▸ Exercise aim
Skip every picture and transcribe the remaining material exactly.

▸ Provided data
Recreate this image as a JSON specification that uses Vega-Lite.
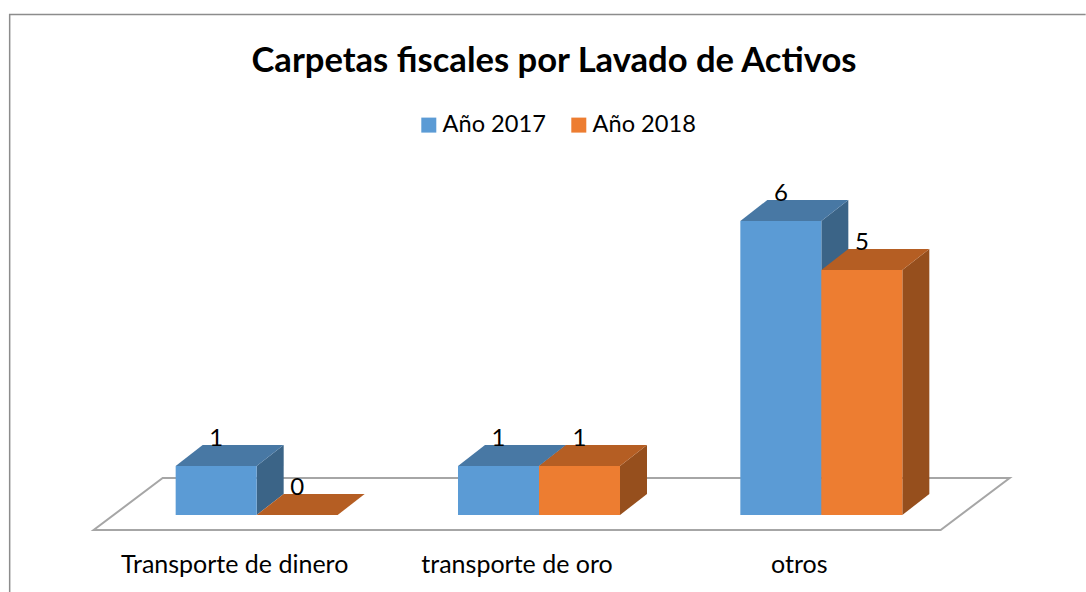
{
  "$schema": "https://vega.github.io/schema/vega-lite/v6.json",
  "width": 1086,
  "height": 592,
  "autosize": "none",
  "padding": 0,
  "background": "white",
  "view": {"stroke": null},
  "title": {"text": "Carpetas fiscales por Lavado de Activos", "font": "Lato", "fontSize": 34.6, "fontWeight": "bold", "color": "#000000", "anchor": "middle", "frame": "group", "dx": 11, "dy": 84},
  "data": {"values": [
    {"category": "Transporte de dinero", "series": "Año 2017", "value": 1},
    {"category": "Transporte de dinero", "series": "Año 2018", "value": 0},
    {"category": "transporte de oro", "series": "Año 2017", "value": 1},
    {"category": "transporte de oro", "series": "Año 2018", "value": 1},
    {"category": "otros", "series": "Año 2017", "value": 6},
    {"category": "otros", "series": "Año 2018", "value": 5}
  ]},
  "encoding": {
    "x": {"field": "category", "type": "nominal", "sort": ["Transporte de dinero", "transporte de oro", "otros"],
      "scale": {"domain": ["Transporte de dinero", "transporte de oro", "otros"], "range": [115.5, 962.5], "paddingInner": 0.4262, "paddingOuter": 0.2131},
      "axis": {"title": null, "orient": "bottom", "offset": -40, "labelOffset": -22, "labelAngle": 0, "labelPadding": 0, "labelFont": "Lato", "labelFontSize": 25, "labelColor": "#000000", "labelBaseline": "top", "labelLimit": 300, "ticks": false, "domain": false, "grid": false}},
    "y": {"field": "value", "type": "quantitative",
      "scale": {"domain": [0, 6], "range": [515, 221], "nice": false},
      "axis": null}
  },
  "layer": [
    {
      "transform": [{"filter": "datum.category === 'Transporte de dinero' && datum.series === 'Año 2018'"}],
      "mark": {"type": "point", "filled": false, "opacity": 1, "size": 4, "stroke": "#8c8c8c", "strokeWidth": 1.5, "shape": "M-247,77L-247,-500.5L829,-500.5"}
    },
    {
      "transform": [{"filter": "datum.category === 'Transporte de dinero' && datum.series === 'Año 2018'"}],
      "mark": {"type": "point", "filled": false, "opacity": 1, "size": 4, "stroke": "#a6a6a6", "strokeWidth": 2, "shape": "M-163,15L684,15L753,-37L-94,-37Z"}
    },
    {
      "mark": {"type": "point", "filled": true, "opacity": 1, "size": 4, "strokeWidth": 0},
      "encoding": {
        "xOffset": {"field": "series", "type": "nominal"},
        "shape": {"field": "value", "type": "ordinal", "legend": null,
          "scale": {"domain": [0, 1, 5, 6], "range": [
            "M40.5,0L67.5,-21Z",
            "M40.5,0L67.5,-21L67.5,28L40.5,49Z",
            "M40.5,0L67.5,-21L67.5,224L40.5,245Z",
            "M40.5,0L67.5,-21L67.5,273L40.5,294Z"
          ]}},
        "fill": {"condition": {"test": "datum.series === 'Año 2017'", "value": "#3B6487"}, "value": "#964F1D"}
      }
    },
    {
      "mark": {"type": "point", "filled": true, "opacity": 1, "size": 4, "strokeWidth": 0, "shape": "M-40.5,0L-13.5,-21L67.5,-21L40.5,0Z"},
      "encoding": {
        "xOffset": {"field": "series", "type": "nominal"},
        "fill": {"condition": {"test": "datum.series === 'Año 2017'", "value": "#4878A4"}, "value": "#B55E23"}
      }
    },
    {
      "mark": {"type": "bar"},
      "encoding": {
        "xOffset": {"field": "series", "type": "nominal"},
        "color": {"field": "series", "type": "nominal",
          "scale": {"domain": ["Año 2017", "Año 2018"], "range": ["#5B9BD5", "#ED7D31"]},
          "legend": {"title": null, "orient": "none", "legendX": 417, "legendY": 113, "direction": "horizontal", "columns": 2, "columnPadding": 21, "symbolType": "square", "symbolSize": 225, "symbolStrokeWidth": 0, "labelFont": "Lato", "labelFontSize": 23.6, "labelColor": "#000000", "labelOffset": 2, "labelLimit": 200}}
      }
    },
    {
      "mark": {"type": "text", "font": "Lato", "fontSize": 24, "color": "#000000", "dy": -27},
      "encoding": {
        "xOffset": {"field": "series", "type": "nominal"},
        "text": {"field": "value", "type": "quantitative"}
      }
    }
  ]
}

▸ Solution to the exercise
Recreate this image as a JSON specification that uses Vega-Lite.
{
  "$schema": "https://vega.github.io/schema/vega-lite/v6.json",
  "width": 1086,
  "height": 592,
  "autosize": "none",
  "padding": 0,
  "background": "white",
  "view": {"stroke": null},
  "title": {"text": "Carpetas fiscales por Lavado de Activos", "font": "Lato", "fontSize": 34.6, "fontWeight": "bold", "color": "#000000", "anchor": "middle", "frame": "group", "dx": 11, "dy": 84},
  "data": {"values": [
    {"category": "Transporte de dinero", "series": "Año 2017", "value": 1},
    {"category": "Transporte de dinero", "series": "Año 2018", "value": 0},
    {"category": "transporte de oro", "series": "Año 2017", "value": 1},
    {"category": "transporte de oro", "series": "Año 2018", "value": 1},
    {"category": "otros", "series": "Año 2017", "value": 6},
    {"category": "otros", "series": "Año 2018", "value": 5}
  ]},
  "encoding": {
    "x": {"field": "category", "type": "nominal", "sort": ["Transporte de dinero", "transporte de oro", "otros"],
      "scale": {"domain": ["Transporte de dinero", "transporte de oro", "otros"], "range": [115.5, 962.5], "paddingInner": 0.4262, "paddingOuter": 0.2131},
      "axis": {"title": null, "orient": "bottom", "offset": -40, "labelOffset": -22, "labelAngle": 0, "labelPadding": 0, "labelFont": "Lato", "labelFontSize": 25, "labelColor": "#000000", "labelBaseline": "top", "labelLimit": 300, "ticks": false, "domain": false, "grid": false}},
    "y": {"field": "value", "type": "quantitative",
      "scale": {"domain": [0, 6], "range": [515, 221], "nice": false},
      "axis": null}
  },
  "layer": [
    {
      "transform": [{"filter": "datum.category === 'Transporte de dinero' && datum.series === 'Año 2018'"}],
      "mark": {"type": "point", "filled": false, "opacity": 1, "size": 4, "stroke": "#8c8c8c", "strokeWidth": 1.5, "shape": "M-247,77L-247,-500.5L829,-500.5"}
    },
    {
      "transform": [{"filter": "datum.category === 'Transporte de dinero' && datum.series === 'Año 2018'"}],
      "mark": {"type": "point", "filled": false, "opacity": 1, "size": 4, "stroke": "#a6a6a6", "strokeWidth": 2, "shape": "M-163,15L684,15L753,-37L-94,-37Z"}
    },
    {
      "mark": {"type": "point", "filled": true, "opacity": 1, "size": 4, "strokeWidth": 0},
      "encoding": {
        "xOffset": {"field": "series", "type": "nominal"},
        "shape": {"field": "value", "type": "ordinal", "legend": null,
          "scale": {"domain": [0, 1, 5, 6], "range": [
            "M40.5,0L67.5,-21Z",
            "M40.5,0L67.5,-21L67.5,28L40.5,49Z",
            "M40.5,0L67.5,-21L67.5,224L40.5,245Z",
            "M40.5,0L67.5,-21L67.5,273L40.5,294Z"
          ]}},
        "fill": {"condition": {"test": "datum.series === 'Año 2017'", "value": "#3B6487"}, "value": "#964F1D"}
      }
    },
    {
      "mark": {"type": "point", "filled": true, "opacity": 1, "size": 4, "strokeWidth": 0, "shape": "M-40.5,0L-13.5,-21L67.5,-21L40.5,0Z"},
      "encoding": {
        "xOffset": {"field": "series", "type": "nominal"},
        "fill": {"condition": {"test": "datum.series === 'Año 2017'", "value": "#4878A4"}, "value": "#B55E23"}
      }
    },
    {
      "mark": {"type": "bar"},
      "encoding": {
        "xOffset": {"field": "series", "type": "nominal"},
        "color": {"field": "series", "type": "nominal",
          "scale": {"domain": ["Año 2017", "Año 2018"], "range": ["#5B9BD5", "#ED7D31"]},
          "legend": {"title": null, "orient": "none", "legendX": 417, "legendY": 113, "direction": "horizontal", "columns": 2, "columnPadding": 21, "symbolType": "square", "symbolSize": 225, "symbolStrokeWidth": 0, "labelFont": "Lato", "labelFontSize": 23.6, "labelColor": "#000000", "labelOffset": 2, "labelLimit": 200}}
      }
    },
    {
      "mark": {"type": "text", "font": "Lato", "fontSize": 24, "color": "#000000", "dy": -27},
      "encoding": {
        "xOffset": {"field": "series", "type": "nominal"},
        "text": {"field": "value", "type": "quantitative"}
      }
    }
  ]
}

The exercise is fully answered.